### The problem:
Give back an exact copy of the lines from the start of the material through the line bearing "1500, 1550, 1600];". Include both ends and nothing else.

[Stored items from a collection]
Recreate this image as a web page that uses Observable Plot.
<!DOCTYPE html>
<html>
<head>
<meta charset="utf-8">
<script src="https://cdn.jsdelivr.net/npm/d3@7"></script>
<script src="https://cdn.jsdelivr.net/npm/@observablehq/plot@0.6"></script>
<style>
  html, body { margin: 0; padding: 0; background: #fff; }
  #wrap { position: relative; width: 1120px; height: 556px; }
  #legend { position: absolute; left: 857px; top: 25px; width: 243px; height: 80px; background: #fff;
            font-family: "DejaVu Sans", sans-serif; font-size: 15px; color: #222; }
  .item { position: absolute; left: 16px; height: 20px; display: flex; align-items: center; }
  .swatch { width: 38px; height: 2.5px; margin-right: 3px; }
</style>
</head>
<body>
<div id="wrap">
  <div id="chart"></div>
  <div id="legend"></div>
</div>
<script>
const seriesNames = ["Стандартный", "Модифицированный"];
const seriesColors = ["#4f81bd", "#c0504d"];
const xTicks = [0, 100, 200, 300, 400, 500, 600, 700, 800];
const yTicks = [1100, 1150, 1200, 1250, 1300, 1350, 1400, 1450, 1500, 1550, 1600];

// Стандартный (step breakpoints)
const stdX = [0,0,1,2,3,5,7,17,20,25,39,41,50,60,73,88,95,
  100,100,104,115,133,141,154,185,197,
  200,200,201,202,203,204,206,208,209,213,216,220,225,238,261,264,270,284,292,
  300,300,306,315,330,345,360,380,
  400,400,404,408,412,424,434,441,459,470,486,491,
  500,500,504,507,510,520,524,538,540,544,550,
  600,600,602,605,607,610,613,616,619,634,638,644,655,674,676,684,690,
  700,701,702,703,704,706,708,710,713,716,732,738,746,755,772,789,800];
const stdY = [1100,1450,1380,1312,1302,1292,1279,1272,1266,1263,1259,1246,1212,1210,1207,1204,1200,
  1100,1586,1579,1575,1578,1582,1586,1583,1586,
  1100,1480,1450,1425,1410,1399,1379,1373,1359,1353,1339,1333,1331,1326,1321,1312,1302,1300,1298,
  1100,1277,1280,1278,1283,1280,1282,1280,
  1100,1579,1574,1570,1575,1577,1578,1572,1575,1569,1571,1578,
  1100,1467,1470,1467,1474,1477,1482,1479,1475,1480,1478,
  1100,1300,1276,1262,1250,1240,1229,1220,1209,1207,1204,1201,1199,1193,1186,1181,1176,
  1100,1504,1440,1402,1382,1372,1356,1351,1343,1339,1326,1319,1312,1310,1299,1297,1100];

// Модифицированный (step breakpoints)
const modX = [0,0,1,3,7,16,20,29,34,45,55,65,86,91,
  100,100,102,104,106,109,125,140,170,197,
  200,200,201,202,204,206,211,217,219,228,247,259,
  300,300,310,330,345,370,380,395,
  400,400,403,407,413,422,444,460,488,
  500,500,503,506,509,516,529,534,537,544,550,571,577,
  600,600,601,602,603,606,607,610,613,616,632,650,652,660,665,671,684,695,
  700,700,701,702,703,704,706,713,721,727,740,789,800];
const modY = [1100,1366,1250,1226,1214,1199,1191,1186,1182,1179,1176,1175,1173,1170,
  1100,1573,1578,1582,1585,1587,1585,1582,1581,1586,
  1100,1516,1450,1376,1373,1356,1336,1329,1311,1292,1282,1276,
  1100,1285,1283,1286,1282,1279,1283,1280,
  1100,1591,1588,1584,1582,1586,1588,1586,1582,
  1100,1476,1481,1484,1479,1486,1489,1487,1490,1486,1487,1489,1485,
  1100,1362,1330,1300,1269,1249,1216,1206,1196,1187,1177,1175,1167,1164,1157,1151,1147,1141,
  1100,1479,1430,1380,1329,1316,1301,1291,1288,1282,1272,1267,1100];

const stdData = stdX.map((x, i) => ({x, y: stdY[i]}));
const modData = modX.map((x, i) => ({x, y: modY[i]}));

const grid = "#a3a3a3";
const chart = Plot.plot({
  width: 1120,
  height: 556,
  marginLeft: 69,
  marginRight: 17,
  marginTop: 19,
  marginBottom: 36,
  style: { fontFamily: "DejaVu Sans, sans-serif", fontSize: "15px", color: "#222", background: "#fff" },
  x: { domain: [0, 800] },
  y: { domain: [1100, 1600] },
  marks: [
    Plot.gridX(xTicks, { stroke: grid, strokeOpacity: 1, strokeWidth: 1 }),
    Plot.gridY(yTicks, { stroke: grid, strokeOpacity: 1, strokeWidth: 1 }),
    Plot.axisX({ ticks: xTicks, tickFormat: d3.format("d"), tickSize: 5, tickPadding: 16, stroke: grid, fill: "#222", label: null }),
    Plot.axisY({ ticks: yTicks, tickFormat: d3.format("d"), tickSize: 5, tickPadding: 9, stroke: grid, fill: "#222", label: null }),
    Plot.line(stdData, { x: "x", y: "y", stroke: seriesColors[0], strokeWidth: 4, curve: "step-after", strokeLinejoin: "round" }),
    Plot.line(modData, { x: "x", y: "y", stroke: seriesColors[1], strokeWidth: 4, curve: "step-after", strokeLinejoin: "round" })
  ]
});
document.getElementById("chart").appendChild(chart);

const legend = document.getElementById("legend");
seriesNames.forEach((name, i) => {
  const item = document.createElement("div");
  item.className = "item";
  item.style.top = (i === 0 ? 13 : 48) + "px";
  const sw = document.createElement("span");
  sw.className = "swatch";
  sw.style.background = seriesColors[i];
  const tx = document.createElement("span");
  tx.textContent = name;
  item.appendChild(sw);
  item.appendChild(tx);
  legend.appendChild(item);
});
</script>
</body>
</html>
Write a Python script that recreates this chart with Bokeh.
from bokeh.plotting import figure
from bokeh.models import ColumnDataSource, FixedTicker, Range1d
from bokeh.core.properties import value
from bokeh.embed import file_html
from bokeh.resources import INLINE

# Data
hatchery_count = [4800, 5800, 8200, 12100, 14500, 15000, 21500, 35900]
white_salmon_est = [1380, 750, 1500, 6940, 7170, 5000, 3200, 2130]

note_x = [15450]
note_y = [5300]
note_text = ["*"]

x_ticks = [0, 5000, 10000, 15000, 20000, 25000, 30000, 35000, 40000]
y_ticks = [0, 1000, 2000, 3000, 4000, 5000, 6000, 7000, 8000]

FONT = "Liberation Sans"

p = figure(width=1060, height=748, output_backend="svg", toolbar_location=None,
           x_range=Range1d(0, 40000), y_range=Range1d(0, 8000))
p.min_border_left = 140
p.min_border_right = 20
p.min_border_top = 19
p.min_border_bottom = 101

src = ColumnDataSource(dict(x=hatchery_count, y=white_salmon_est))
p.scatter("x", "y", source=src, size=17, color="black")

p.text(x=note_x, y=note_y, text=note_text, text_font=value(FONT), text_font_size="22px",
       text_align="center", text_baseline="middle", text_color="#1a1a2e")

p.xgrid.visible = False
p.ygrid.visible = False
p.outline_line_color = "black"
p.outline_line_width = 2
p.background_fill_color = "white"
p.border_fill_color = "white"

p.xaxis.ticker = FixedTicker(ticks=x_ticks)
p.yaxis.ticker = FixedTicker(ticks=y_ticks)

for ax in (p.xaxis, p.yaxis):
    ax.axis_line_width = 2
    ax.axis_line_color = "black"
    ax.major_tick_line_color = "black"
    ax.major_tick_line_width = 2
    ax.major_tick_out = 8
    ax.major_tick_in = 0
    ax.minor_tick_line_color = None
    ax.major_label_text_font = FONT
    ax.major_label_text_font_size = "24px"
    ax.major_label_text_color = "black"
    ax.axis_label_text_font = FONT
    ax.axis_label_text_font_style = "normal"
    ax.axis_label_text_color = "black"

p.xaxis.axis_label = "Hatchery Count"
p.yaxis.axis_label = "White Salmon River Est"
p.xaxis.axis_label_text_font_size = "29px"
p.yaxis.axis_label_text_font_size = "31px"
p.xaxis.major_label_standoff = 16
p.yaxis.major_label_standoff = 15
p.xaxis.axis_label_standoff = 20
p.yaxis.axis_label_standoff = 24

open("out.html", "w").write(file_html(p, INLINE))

### Solution to this problem:
Recreate this image as a web page that uses Observable Plot.
<!DOCTYPE html>
<html>
<head>
<meta charset="utf-8">
<script src="https://cdn.jsdelivr.net/npm/d3@7"></script>
<script src="https://cdn.jsdelivr.net/npm/@observablehq/plot@0.6"></script>
<style>
  html, body { margin: 0; padding: 0; background: #fff; }
  #wrap { position: relative; width: 1120px; height: 556px; }
  #legend { position: absolute; left: 857px; top: 25px; width: 243px; height: 80px; background: #fff;
            font-family: "DejaVu Sans", sans-serif; font-size: 15px; color: #222; }
  .item { position: absolute; left: 16px; height: 20px; display: flex; align-items: center; }
  .swatch { width: 38px; height: 2.5px; margin-right: 3px; }
</style>
</head>
<body>
<div id="wrap">
  <div id="chart"></div>
  <div id="legend"></div>
</div>
<script>
const seriesNames = ["Стандартный", "Модифицированный"];
const seriesColors = ["#4f81bd", "#c0504d"];
const xTicks = [0, 100, 200, 300, 400, 500, 600, 700, 800];
const yTicks = [1100, 1150, 1200, 1250, 1300, 1350, 1400, 1450, 1500, 1550, 1600];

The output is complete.